Dataset extract:
— BEGIN —

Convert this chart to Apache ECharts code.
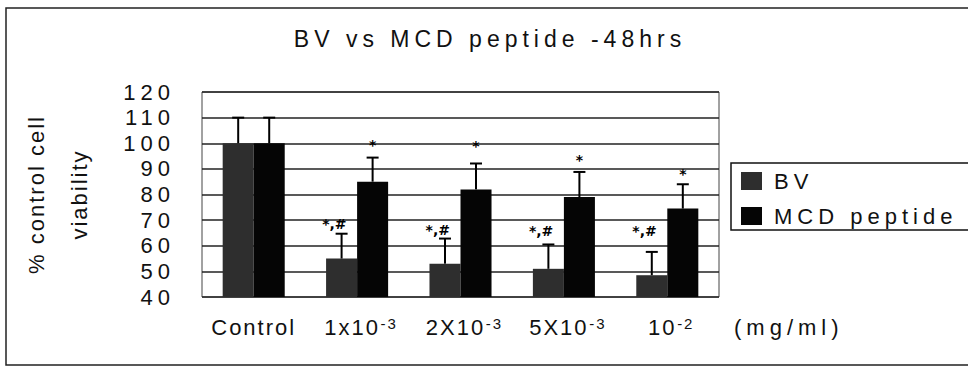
<!DOCTYPE html>
<html>
<head>
<meta charset="utf-8">
<script src="https://cdn.jsdelivr.net/npm/echarts@6/dist/echarts.min.js"></script>
<style>
  html, body { margin: 0; padding: 0; background: #fff; }
  #chart { width: 968px; height: 368px; }
  /* the scanned figure uses a widely spaced font */
  #chart text[style*="Liberation"] { letter-spacing: 5px; }
  #chart text[style*="Arial"] { letter-spacing: 2px; }
</style>
</head>
<body>
<div id="chart"></div>
<script>
const categories = ['Control', '1x10', '2X10', '5X10', '10'];
const exponents = ['', '-3', '-3', '-3', '-2'];
const bvValues = [100, 55, 53, 51, 48.5];
const mcdValues = [100, 85, 82, 79, 74.5];
const bvErrors = [10, 9.7, 9.8, 9.5, 9.1];
const mcdErrors = [10, 9.4, 10.1, 9.8, 9.5];
// significance marks: '*' over MCD bars, '*,#' beside BV bars
const mcdStars = [null, 101, 100.5, 95, 89.6];
const bvMarks = [null, 70, 67.7, 67.3, 67.3];

const FONT = 'Liberation Sans';
const LABEL_FONT = 'Arial';
const measureCtx = document.createElement('canvas').getContext('2d');
function spacedWidth(text, size, family, spacing) {
  measureCtx.font = size + 'px "' + family + '"';
  return Math.ceil(measureCtx.measureText(text).width + spacing * text.length);
}

const rich = { p: { width: 8, fontSize: 22, lineHeight: 22 } };
categories.forEach((c, i) => {
  rich['b' + i] = {
    fontFamily: LABEL_FONT, fontSize: 22, lineHeight: 22, color: '#111',
    width: spacedWidth(c, 22, LABEL_FONT, 2)
  };
  if (exponents[i]) {
    rich['s' + i] = {
      fontFamily: LABEL_FONT, fontSize: 15, lineHeight: 15, color: '#111',
      verticalAlign: 'top', width: spacedWidth(exponents[i], 15, LABEL_FONT, 2)
    };
  }
});

function errorSeries(name, values, errors, side) {
  return {
    type: 'custom',
    name: name,
    z: 4,
    silent: true,
    itemStyle: { color: '#000' },
    data: values.map((v, i) => [i, v + errors[i], v]),
    renderItem(params, api) {
      const band = api.size([1, 0])[0];
      const top = api.coord([api.value(0), api.value(1)]);
      const base = api.coord([api.value(0), api.value(2)]);
      const x = top[0] + side * band * 0.15;
      const style = { stroke: '#000', lineWidth: 2 };
      return {
        type: 'group',
        children: [
          { type: 'line', shape: { x1: x, y1: base[1], x2: x, y2: top[1] }, style },
          { type: 'line', shape: { x1: x - 6, y1: top[1], x2: x + 6, y2: top[1] }, style }
        ]
      };
    }
  };
}

function markSeries(name, marks, text, shift) {
  const data = [];
  marks.forEach((v, i) => { if (v != null) data.push([i, v]); });
  return {
    type: 'custom',
    name: name,
    z: 5,
    silent: true,
    itemStyle: { color: '#000' },
    data,
    renderItem(params, api) {
      const band = api.size([1, 0])[0];
      const p = api.coord([api.value(0), api.value(1)]);
      return {
        type: 'text',
        x: p[0] + band * shift,
        y: p[1] + 4,
        style: {
          text,
          fontFamily: 'DejaVu Sans',
          fontWeight: 'bold',
          fontSize: 14,
          align: 'center',
          verticalAlign: 'middle',
          fill: '#000'
        }
      };
    }
  };
}

const chart = echarts.init(document.getElementById('chart'), null, { renderer: 'svg' });
chart.setOption({
  animation: false,
  backgroundColor: '#fff',
  color: ['#2e2e2e', '#050505'],
  title: {
    text: 'BV vs MCD peptide -48hrs',
    left: 490,
    top: 27,
    padding: 0,
    textAlign: 'center',
    textStyle: { fontFamily: FONT, fontSize: 23, fontWeight: 'normal', color: '#111' }
  },
  legend: {
    data: ['BV', 'MCD peptide'],
    orient: 'vertical',
    left: 731,
    top: 163,
    padding: [7, 80, 3, 10],
    icon: 'rect',
    itemWidth: 21,
    itemHeight: 18,
    itemGap: 13,
    borderColor: '#111',
    borderWidth: 1.5,
    textStyle: { fontFamily: FONT, fontSize: 22, color: '#111', padding: [0, 0, 0, 7] }
  },
  graphic: [
    {
      type: 'rect',
      z: -10,
      shape: { x: 6, y: 8, width: 990, height: 357 },
      style: { fill: 'none', stroke: '#222', lineWidth: 1.5 }
    },
    {
      type: 'text',
      x: 734,
      y: 327,
      style: {
        text: '(mg/ml)',
        fontFamily: FONT,
        fontSize: 22,
        fill: '#111',
        align: 'left',
        verticalAlign: 'middle'
      }
    }
  ],
  grid: {
    left: 202,
    right: 249,
    top: 92,
    bottom: 71,
    show: true,
    borderColor: '#444',
    borderWidth: 1
  },
  xAxis: {
    type: 'category',
    data: categories,
    axisLine: { show: false },
    axisTick: { show: false },
    axisLabel: {
      margin: 19,
      interval: 0,
      rich,
      formatter: (value, idx) => exponents[idx]
        ? '{p| }{b' + idx + '|' + value + '}{s' + idx + '|' + exponents[idx] + '}'
        : '{b' + idx + '|' + value + '}'
    }
  },
  yAxis: {
    type: 'value',
    min: 40,
    max: 120,
    interval: 10,
    name: '% control cell\nviability',
    nameLocation: 'middle',
    nameGap: 101,
    nameTextStyle: { fontFamily: 'Arial', fontSize: 22, lineHeight: 43, color: '#111' },
    axisLine: { show: false },
    axisTick: { show: false },
    axisLabel: { fontFamily: FONT, fontSize: 22, color: '#111', margin: 27 },
    splitLine: { lineStyle: { color: '#222', width: 1.5 } }
  },
  series: [
    {
      name: 'BV',
      type: 'bar',
      data: bvValues,
      barGap: '0%',
      barCategoryGap: '40%',
      z: 2
    },
    {
      name: 'MCD peptide',
      type: 'bar',
      data: mcdValues,
      barGap: '0%',
      barCategoryGap: '40%',
      z: 2
    },
    errorSeries('BV error', bvValues, bvErrors, -1),
    errorSeries('MCD error', mcdValues, mcdErrors, 1),
    markSeries('MCD significance', mcdStars, '*', 0.15),
    markSeries('BV significance', bvMarks, '*,#', -0.22)
  ]
});
</script>
</body>
</html>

— END —

Copy each line exactly, and leave the pictures out of your copy.

Convert this chart to Apache ECharts code.
<!DOCTYPE html>
<html>
<head>
<meta charset="utf-8">
<script src="https://cdn.jsdelivr.net/npm/echarts@6/dist/echarts.min.js"></script>
<style>
  html, body { margin: 0; padding: 0; background: #fff; }
  #chart { width: 968px; height: 368px; }
  /* the scanned figure uses a widely spaced font */
  #chart text[style*="Liberation"] { letter-spacing: 5px; }
  #chart text[style*="Arial"] { letter-spacing: 2px; }
</style>
</head>
<body>
<div id="chart"></div>
<script>
const categories = ['Control', '1x10', '2X10', '5X10', '10'];
const exponents = ['', '-3', '-3', '-3', '-2'];
const bvValues = [100, 55, 53, 51, 48.5];
const mcdValues = [100, 85, 82, 79, 74.5];
const bvErrors = [10, 9.7, 9.8, 9.5, 9.1];
const mcdErrors = [10, 9.4, 10.1, 9.8, 9.5];
// significance marks: '*' over MCD bars, '*,#' beside BV bars
const mcdStars = [null, 101, 100.5, 95, 89.6];
const bvMarks = [null, 70, 67.7, 67.3, 67.3];

const FONT = 'Liberation Sans';
const LABEL_FONT = 'Arial';
const measureCtx = document.createElement('canvas').getContext('2d');
function spacedWidth(text, size, family, spacing) {
  measureCtx.font = size + 'px "' + family + '"';
  return Math.ceil(measureCtx.measureText(text).width + spacing * text.length);
}

const rich = { p: { width: 8, fontSize: 22, lineHeight: 22 } };
categories.forEach((c, i) => {
  rich['b' + i] = {
    fontFamily: LABEL_FONT, fontSize: 22, lineHeight: 22, color: '#111',
    width: spacedWidth(c, 22, LABEL_FONT, 2)
  };
  if (exponents[i]) {
    rich['s' + i] = {
      fontFamily: LABEL_FONT, fontSize: 15, lineHeight: 15, color: '#111',
      verticalAlign: 'top', width: spacedWidth(exponents[i], 15, LABEL_FONT, 2)
    };
  }
});

function errorSeries(name, values, errors, side) {
  return {
    type: 'custom',
    name: name,
    z: 4,
    silent: true,
    itemStyle: { color: '#000' },
    data: values.map((v, i) => [i, v + errors[i], v]),
    renderItem(params, api) {
      const band = api.size([1, 0])[0];
      const top = api.coord([api.value(0), api.value(1)]);
      const base = api.coord([api.value(0), api.value(2)]);
      const x = top[0] + side * band * 0.15;
      const style = { stroke: '#000', lineWidth: 2 };
      return {
        type: 'group',
        children: [
          { type: 'line', shape: { x1: x, y1: base[1], x2: x, y2: top[1] }, style },
          { type: 'line', shape: { x1: x - 6, y1: top[1], x2: x + 6, y2: top[1] }, style }
        ]
      };
    }
  };
}

function markSeries(name, marks, text, shift) {
  const data = [];
  marks.forEach((v, i) => { if (v != null) data.push([i, v]); });
  return {
    type: 'custom',
    name: name,
    z: 5,
    silent: true,
    itemStyle: { color: '#000' },
    data,
    renderItem(params, api) {
      const band = api.size([1, 0])[0];
      const p = api.coord([api.value(0), api.value(1)]);
      return {
        type: 'text',
        x: p[0] + band * shift,
        y: p[1] + 4,
        style: {
          text,
          fontFamily: 'DejaVu Sans',
          fontWeight: 'bold',
          fontSize: 14,
          align: 'center',
          verticalAlign: 'middle',
          fill: '#000'
        }
      };
    }
  };
}

const chart = echarts.init(document.getElementById('chart'), null, { renderer: 'svg' });
chart.setOption({
  animation: false,
  backgroundColor: '#fff',
  color: ['#2e2e2e', '#050505'],
  title: {
    text: 'BV vs MCD peptide -48hrs',
    left: 490,
    top: 27,
    padding: 0,
    textAlign: 'center',
    textStyle: { fontFamily: FONT, fontSize: 23, fontWeight: 'normal', color: '#111' }
  },
  legend: {
    data: ['BV', 'MCD peptide'],
    orient: 'vertical',
    left: 731,
    top: 163,
    padding: [7, 80, 3, 10],
    icon: 'rect',
    itemWidth: 21,
    itemHeight: 18,
    itemGap: 13,
    borderColor: '#111',
    borderWidth: 1.5,
    textStyle: { fontFamily: FONT, fontSize: 22, color: '#111', padding: [0, 0, 0, 7] }
  },
  graphic: [
    {
      type: 'rect',
      z: -10,
      shape: { x: 6, y: 8, width: 990, height: 357 },
      style: { fill: 'none', stroke: '#222', lineWidth: 1.5 }
    },
    {
      type: 'text',
      x: 734,
      y: 327,
      style: {
        text: '(mg/ml)',
        fontFamily: FONT,
        fontSize: 22,
        fill: '#111',
        align: 'left',
        verticalAlign: 'middle'
      }
    }
  ],
  grid: {
    left: 202,
    right: 249,
    top: 92,
    bottom: 71,
    show: true,
    borderColor: '#444',
    borderWidth: 1
  },
  xAxis: {
    type: 'category',
    data: categories,
    axisLine: { show: false },
    axisTick: { show: false },
    axisLabel: {
      margin: 19,
      interval: 0,
      rich,
      formatter: (value, idx) => exponents[idx]
        ? '{p| }{b' + idx + '|' + value + '}{s' + idx + '|' + exponents[idx] + '}'
        : '{b' + idx + '|' + value + '}'
    }
  },
  yAxis: {
    type: 'value',
    min: 40,
    max: 120,
    interval: 10,
    name: '% control cell\nviability',
    nameLocation: 'middle',
    nameGap: 101,
    nameTextStyle: { fontFamily: 'Arial', fontSize: 22, lineHeight: 43, color: '#111' },
    axisLine: { show: false },
    axisTick: { show: false },
    axisLabel: { fontFamily: FONT, fontSize: 22, color: '#111', margin: 27 },
    splitLine: { lineStyle: { color: '#222', width: 1.5 } }
  },
  series: [
    {
      name: 'BV',
      type: 'bar',
      data: bvValues,
      barGap: '0%',
      barCategoryGap: '40%',
      z: 2
    },
    {
      name: 'MCD peptide',
      type: 'bar',
      data: mcdValues,
      barGap: '0%',
      barCategoryGap: '40%',
      z: 2
    },
    errorSeries('BV error', bvValues, bvErrors, -1),
    errorSeries('MCD error', mcdValues, mcdErrors, 1),
    markSeries('MCD significance', mcdStars, '*', 0.15),
    markSeries('BV significance', bvMarks, '*,#', -0.22)
  ]
});
</script>
</body>
</html>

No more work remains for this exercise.